The Emerald City native released his first EP, Pink, last year, and is now back with a second, appropriately titled Fall 2019.
“On Fall 2019 I really tried to capture a moment in time in my life, whereas Pink was a collection of songs I had been working on for a while,” Rence said. “Themes of loss, pain and struggle ring through both.”
One standout track on the new release is “Darker,” featuring Chris Miles.
“For the live version, we pitched down the background vocals and instruments… like a smooth, backroom version that you can sink into, rather than the upbeat version you hear on Spotify,” Rence relays. “I think it’s my favorite because it’s a great example of how we can take a song and turn it into a version that plays even better live.”
Playing favorites is tough, however. Rence also prizes “I Know” due to its universality in his life.
“It simultaneously feels like a song I wrote this year and when I was 16,” he says.
Rence is no stranger to collaboration. Besides Cyrus and Miles, he’d love to partner with Rosalia on a song as well, and recently made the transition from solo life to signed life; he’s now attached to Epic Records.
“I think the biggest change is welcoming… new people onto my team [and] into parts of my decision-making process,” he says. “When I first began, it was just me deciding to release a song. Then it was me and a manager… now it’s my internal team and my larger team at Epic. All of these new people bring such a wealth of knowledge and experience to the table.”
Though affiliation with a major label might make the creative process more bureaucratic, it definitely provides its perks when it comes to publicity.

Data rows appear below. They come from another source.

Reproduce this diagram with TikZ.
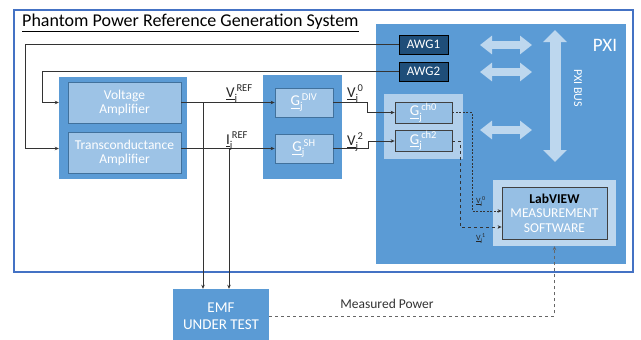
\documentclass[tikz,border=0pt]{standalone}
\usepackage{fontspec}
\setmainfont{Carlito}
\usepackage{amsmath}
\usetikzlibrary{arrows.meta}

\definecolor{medblue}{RGB}{91,155,213}
\definecolor{lightblue}{RGB}{157,195,230}
\definecolor{paleblue}{RGB}{189,215,238}
\definecolor{navy}{RGB}{31,78,121}
\definecolor{frameblue}{RGB}{68,114,196}
\definecolor{edgeblue}{RGB}{65,113,156}

\newcommand{\sgl}[3]{$\underline{\text{#1}}_{\text{#2}}^{\,\text{#3}}$}

\begin{document}
\begin{tikzpicture}[x=1pt, y=-1pt,
    grp/.style={fill=medblue, inner sep=0pt},
    blk/.style={fill=lightblue, draw=edgeblue, line width=0.8pt, text=white, align=center, inner sep=0pt,
        font=\fontsize{13.5}{14}\selectfont},
    chblk/.style={blk, draw=black!75, font=\fontsize{15}{16}\selectfont},
    awg/.style={fill=navy, draw=black, line width=0.8pt, text=white, minimum width=49pt, minimum height=19pt,
        inner sep=0pt, font=\fontsize{13}{14}\selectfont},
    fat/.style={paleblue, line width=8pt, {Triangle[width=18pt,length=12pt]}-{Triangle[width=18pt,length=12pt]}},
    fatv/.style={paleblue, line width=11pt, {Triangle[width=23pt,length=12pt]}-{Triangle[width=23pt,length=12pt]}},
    sig/.style={-{Stealth[length=4pt,width=3.5pt]}, line width=0.7pt, draw=black!80},
    dsig/.style={sig, dashed},
    lbl/.style={anchor=base west, inner sep=0pt, text=black!85, font=\fontsize{15}{16}\selectfont}]
    \useasboundingbox (0,0) rectangle (641,340);
    \draw[frameblue, line width=2pt] (14,10) rectangle (633,272); %外框
    \node[anchor=base west, inner sep=0pt, font=\fontsize{18}{20}\selectfont] (title) at (22,26.5)
        {\underline{Phantom Power Reference Generation System}};
    % PXI 机箱
    \node[grp, minimum width=250pt, minimum height=240pt] (pxi) at (501,144) {};
    \node[text=white, font=\fontsize{19}{20}\selectfont] (pxilbl) at (605,45) {PXI};
    \node[awg] (awg1) at (423.5,44.5) {AWG1};
    \node[awg] (awg2) at (423.5,71.5) {AWG2};
    \draw[fat] (480,45) -- (532,45);
    \draw[fat] (480,72) -- (532,72);
    \draw[fat] (480,130) -- (532,130);
    \draw[fatv] (555,30) -- (555,162); %PXI 总线
    \node[rotate=-90, text=white, font=\fontsize{12}{13}\selectfont] (buslbl) at (578,88) {PXI BUS};
    \node[fill=lightblue!80!white, minimum width=79pt, minimum height=65pt] (chgrp) at (423.5,126.5) {};
    \node[chblk, fill=lightblue!90!medblue, minimum width=57pt, minimum height=21pt] (gch0) at (423.5,112.5) {\sgl{G}{j}{ch0}};
    \node[chblk, fill=lightblue!90!medblue, minimum width=57pt, minimum height=21pt] (gch2) at (423.5,141) {\sgl{G}{j}{ch2}};
    \node[fill=paleblue, minimum width=123pt, minimum height=66pt] (lvgrp) at (554.5,213) {};
    \node[chblk, fill=lightblue!90!medblue, minimum width=105pt, minimum height=52pt, font=\fontsize{13.5}{14.5}\selectfont]
        (lv) at (554.5,213) {\textcolor{black}{\textbf{LabVIEW}}\\MEASUREMENT\\SOFTWARE};
    % 放大器
    \node[grp, minimum width=128pt, minimum height=102pt] (ampgrp) at (123,128) {};
    \node[blk, minimum width=113pt, minimum height=41pt] (vamp) at (124.5,102.5) {Voltage\\Amplifier};
    \node[blk, minimum width=113pt, minimum height=41pt] (tamp) at (124.5,152.5) {Transconductance\\Amplifier};
    % 分压器 / 分流器
    \node[grp, minimum width=79pt, minimum height=104pt] (ggrp) at (302.5,127) {};
    \node[blk, minimum width=58pt, minimum height=29pt, font=\fontsize{15}{16}\selectfont] (gdiv) at (304,102.5) {\sgl{G}{j}{DIV}};
    \node[blk, minimum width=58pt, minimum height=29pt, font=\fontsize{15}{16}\selectfont] (gsh) at (304,148.5) {\sgl{G}{j}{SH}};
    \node[grp, text=white, align=center, minimum width=96pt, minimum height=54pt, font=\fontsize{15}{17}\selectfont]
        (emf) at (221,316) {EMF\\UNDER TEST};
    % 连线
    \draw[sig] (awg1.west) -| (25,148.5) -- (ampgrp.west |- gsh.west);
    \draw[sig] (awg2.west) -| (42,102.5) -- (ampgrp.west |- vamp.east);
    \draw[sig] (vamp.east) -- (gdiv.west);
    \draw[sig] (tamp.east |- gsh.west) -- (gsh.west);
    \coordinate (vj) at (203,102.5);
    \coordinate (ij) at (229,148.5);
    \draw[sig] (vj) -- (vj |- emf.north);
    \draw[sig] (ij) -- (ij |- emf.north);
    \draw[sig] (gdiv.east) -| (367,112.5) -- (gch0.west);
    \draw[sig] (gsh.east) -| (368,141) -- (gch2.west);
    \coordinate (v0) at (472,211);
    \coordinate (v1) at (460,227);
    \draw[dsig, dash pattern=on 2pt off 1.5pt] (gch0.east) -| (v0) -- (v0 -| lv.west);
    \draw[dsig] (gch2.east) -| (v1) -- (v1 -| lv.west);
    \draw[dsig, draw=black!60] (emf.east) -| (lvgrp.south);
    % 标注
    \node[lbl] (vref) at (226,97) {\sgl{V}{j}{REF}};
    \node[lbl] (iref) at (226,144) {\sgl{I}{j}{REF}};
    \node[lbl] (vzero) at (347,97) {\sgl{V}{j}{0}};
    \node[lbl] (vtwo) at (347,145) {\sgl{V}{j}{2}};
    \node[lbl, font=\fontsize{8}{9}\selectfont] (lv0) at (476,203) {\sgl{V}{j}{0}};
    \node[lbl, font=\fontsize{8}{9}\selectfont] (lv1) at (476,240) {\sgl{V}{j}{1}};
    \node[text=black!80, font=\fontsize{13.5}{14}\selectfont] (mp) at (387,304) {Measured Power};
\end{tikzpicture}
\end{document}
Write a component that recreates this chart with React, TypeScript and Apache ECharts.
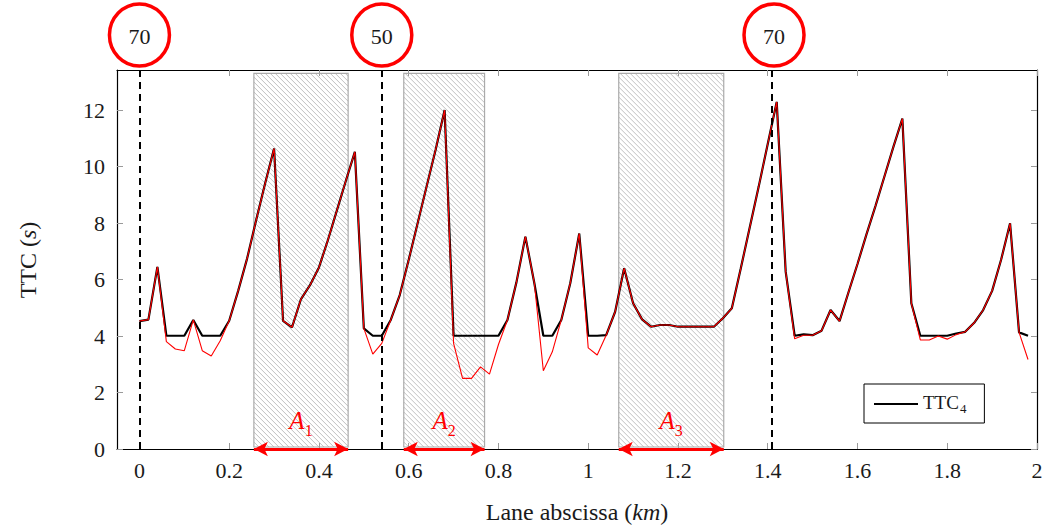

“Getting people to care enough to even listen to a song by someone they’ve never heard of when the market is so saturated is really difficult,” Rence says. “You have to give people a reason to care even before they know anything about you.”
The gratitude Rence feels for those who do care enough to listen is unmistakable, though.
“All [the compliments] I’ve received that revolve around ‘I was in a really dark place and your music lifted me out of it’ are the ones that hit me in the heart the hardest,” he says.
He advises others who wish to follow in his path to give hours and hours of dedication to networking and honing their musical talents before “blasting it out like crazy.” And although success is made up of bittersweet moments, the climb to stardom never seems to truly peak.
“I’m making my family proud and my friends smile,” Rence says. “But, I want Kanye at my show in the Louvre. GOALS.”